## Exercise aim
Leave out the pictures and transcribe everything else exactly.

## BEGIN Dataset extract

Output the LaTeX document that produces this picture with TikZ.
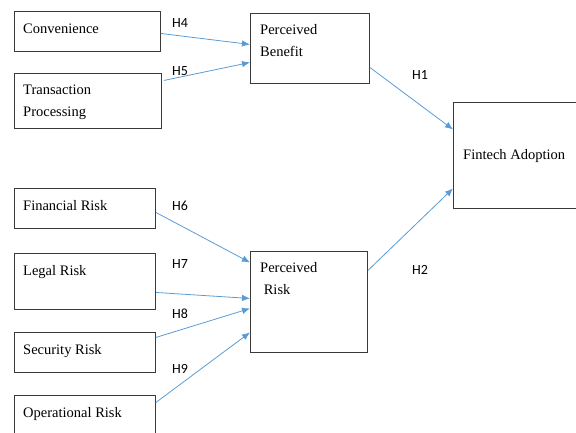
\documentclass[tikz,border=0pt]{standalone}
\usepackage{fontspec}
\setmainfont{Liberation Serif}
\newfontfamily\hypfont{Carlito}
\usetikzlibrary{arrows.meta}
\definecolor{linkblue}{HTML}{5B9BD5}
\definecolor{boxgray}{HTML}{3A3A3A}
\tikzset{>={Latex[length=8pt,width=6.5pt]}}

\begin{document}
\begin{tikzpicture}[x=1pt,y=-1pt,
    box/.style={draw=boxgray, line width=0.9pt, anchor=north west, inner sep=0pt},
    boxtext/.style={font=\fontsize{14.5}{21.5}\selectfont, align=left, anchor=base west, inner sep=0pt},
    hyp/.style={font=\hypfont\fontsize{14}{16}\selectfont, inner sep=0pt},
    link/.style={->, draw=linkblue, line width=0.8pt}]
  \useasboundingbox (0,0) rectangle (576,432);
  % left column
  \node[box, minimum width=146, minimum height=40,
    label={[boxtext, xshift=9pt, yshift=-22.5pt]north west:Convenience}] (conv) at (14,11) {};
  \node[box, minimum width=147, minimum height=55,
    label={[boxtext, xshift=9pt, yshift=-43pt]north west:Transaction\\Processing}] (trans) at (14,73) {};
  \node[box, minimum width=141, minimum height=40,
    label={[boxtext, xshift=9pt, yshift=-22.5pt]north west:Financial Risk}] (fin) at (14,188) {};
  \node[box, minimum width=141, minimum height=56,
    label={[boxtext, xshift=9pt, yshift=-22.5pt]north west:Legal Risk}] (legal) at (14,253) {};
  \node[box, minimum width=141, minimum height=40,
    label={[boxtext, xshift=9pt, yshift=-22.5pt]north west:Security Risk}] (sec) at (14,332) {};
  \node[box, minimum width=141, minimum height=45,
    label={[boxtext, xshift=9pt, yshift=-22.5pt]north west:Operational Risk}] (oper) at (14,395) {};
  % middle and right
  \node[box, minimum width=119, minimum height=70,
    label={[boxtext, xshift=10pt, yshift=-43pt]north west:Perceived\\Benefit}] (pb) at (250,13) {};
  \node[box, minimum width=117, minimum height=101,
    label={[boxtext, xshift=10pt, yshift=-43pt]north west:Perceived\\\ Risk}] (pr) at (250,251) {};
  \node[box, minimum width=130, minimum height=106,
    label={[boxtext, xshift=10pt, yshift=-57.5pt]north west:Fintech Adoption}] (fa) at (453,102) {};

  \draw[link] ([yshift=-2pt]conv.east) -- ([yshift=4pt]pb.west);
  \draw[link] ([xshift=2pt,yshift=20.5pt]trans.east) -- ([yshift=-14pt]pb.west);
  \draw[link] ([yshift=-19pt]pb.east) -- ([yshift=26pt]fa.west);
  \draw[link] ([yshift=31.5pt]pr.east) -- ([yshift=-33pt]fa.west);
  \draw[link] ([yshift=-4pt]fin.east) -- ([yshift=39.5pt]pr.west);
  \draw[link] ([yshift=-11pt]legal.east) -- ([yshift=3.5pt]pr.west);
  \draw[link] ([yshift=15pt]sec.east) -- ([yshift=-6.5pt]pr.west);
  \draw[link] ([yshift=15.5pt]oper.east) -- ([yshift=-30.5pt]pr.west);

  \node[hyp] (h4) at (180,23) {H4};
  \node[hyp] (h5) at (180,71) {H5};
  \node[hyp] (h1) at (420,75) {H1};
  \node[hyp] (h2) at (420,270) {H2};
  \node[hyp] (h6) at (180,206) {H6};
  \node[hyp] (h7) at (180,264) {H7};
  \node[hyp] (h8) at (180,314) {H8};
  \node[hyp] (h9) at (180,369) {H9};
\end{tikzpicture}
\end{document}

## END Dataset extract

## Solution below
Output the LaTeX document that produces this picture with TikZ.
\documentclass[tikz,border=0pt]{standalone}
\usepackage{fontspec}
\setmainfont{Liberation Serif}
\newfontfamily\hypfont{Carlito}
\usetikzlibrary{arrows.meta}
\definecolor{linkblue}{HTML}{5B9BD5}
\definecolor{boxgray}{HTML}{3A3A3A}
\tikzset{>={Latex[length=8pt,width=6.5pt]}}

\begin{document}
\begin{tikzpicture}[x=1pt,y=-1pt,
    box/.style={draw=boxgray, line width=0.9pt, anchor=north west, inner sep=0pt},
    boxtext/.style={font=\fontsize{14.5}{21.5}\selectfont, align=left, anchor=base west, inner sep=0pt},
    hyp/.style={font=\hypfont\fontsize{14}{16}\selectfont, inner sep=0pt},
    link/.style={->, draw=linkblue, line width=0.8pt}]
  \useasboundingbox (0,0) rectangle (576,432);
  % left column
  \node[box, minimum width=146, minimum height=40,
    label={[boxtext, xshift=9pt, yshift=-22.5pt]north west:Convenience}] (conv) at (14,11) {};
  \node[box, minimum width=147, minimum height=55,
    label={[boxtext, xshift=9pt, yshift=-43pt]north west:Transaction\\Processing}] (trans) at (14,73) {};
  \node[box, minimum width=141, minimum height=40,
    label={[boxtext, xshift=9pt, yshift=-22.5pt]north west:Financial Risk}] (fin) at (14,188) {};
  \node[box, minimum width=141, minimum height=56,
    label={[boxtext, xshift=9pt, yshift=-22.5pt]north west:Legal Risk}] (legal) at (14,253) {};
  \node[box, minimum width=141, minimum height=40,
    label={[boxtext, xshift=9pt, yshift=-22.5pt]north west:Security Risk}] (sec) at (14,332) {};
  \node[box, minimum width=141, minimum height=45,
    label={[boxtext, xshift=9pt, yshift=-22.5pt]north west:Operational Risk}] (oper) at (14,395) {};
  % middle and right
  \node[box, minimum width=119, minimum height=70,
    label={[boxtext, xshift=10pt, yshift=-43pt]north west:Perceived\\Benefit}] (pb) at (250,13) {};
  \node[box, minimum width=117, minimum height=101,
    label={[boxtext, xshift=10pt, yshift=-43pt]north west:Perceived\\\ Risk}] (pr) at (250,251) {};
  \node[box, minimum width=130, minimum height=106,
    label={[boxtext, xshift=10pt, yshift=-57.5pt]north west:Fintech Adoption}] (fa) at (453,102) {};

  \draw[link] ([yshift=-2pt]conv.east) -- ([yshift=4pt]pb.west);
  \draw[link] ([xshift=2pt,yshift=20.5pt]trans.east) -- ([yshift=-14pt]pb.west);
  \draw[link] ([yshift=-19pt]pb.east) -- ([yshift=26pt]fa.west);
  \draw[link] ([yshift=31.5pt]pr.east) -- ([yshift=-33pt]fa.west);
  \draw[link] ([yshift=-4pt]fin.east) -- ([yshift=39.5pt]pr.west);
  \draw[link] ([yshift=-11pt]legal.east) -- ([yshift=3.5pt]pr.west);
  \draw[link] ([yshift=15pt]sec.east) -- ([yshift=-6.5pt]pr.west);
  \draw[link] ([yshift=15.5pt]oper.east) -- ([yshift=-30.5pt]pr.west);

  \node[hyp] (h4) at (180,23) {H4};
  \node[hyp] (h5) at (180,71) {H5};
  \node[hyp] (h1) at (420,75) {H1};
  \node[hyp] (h2) at (420,270) {H2};
  \node[hyp] (h6) at (180,206) {H6};
  \node[hyp] (h7) at (180,264) {H7};
  \node[hyp] (h8) at (180,314) {H8};
  \node[hyp] (h9) at (180,369) {H9};
\end{tikzpicture}
\end{document}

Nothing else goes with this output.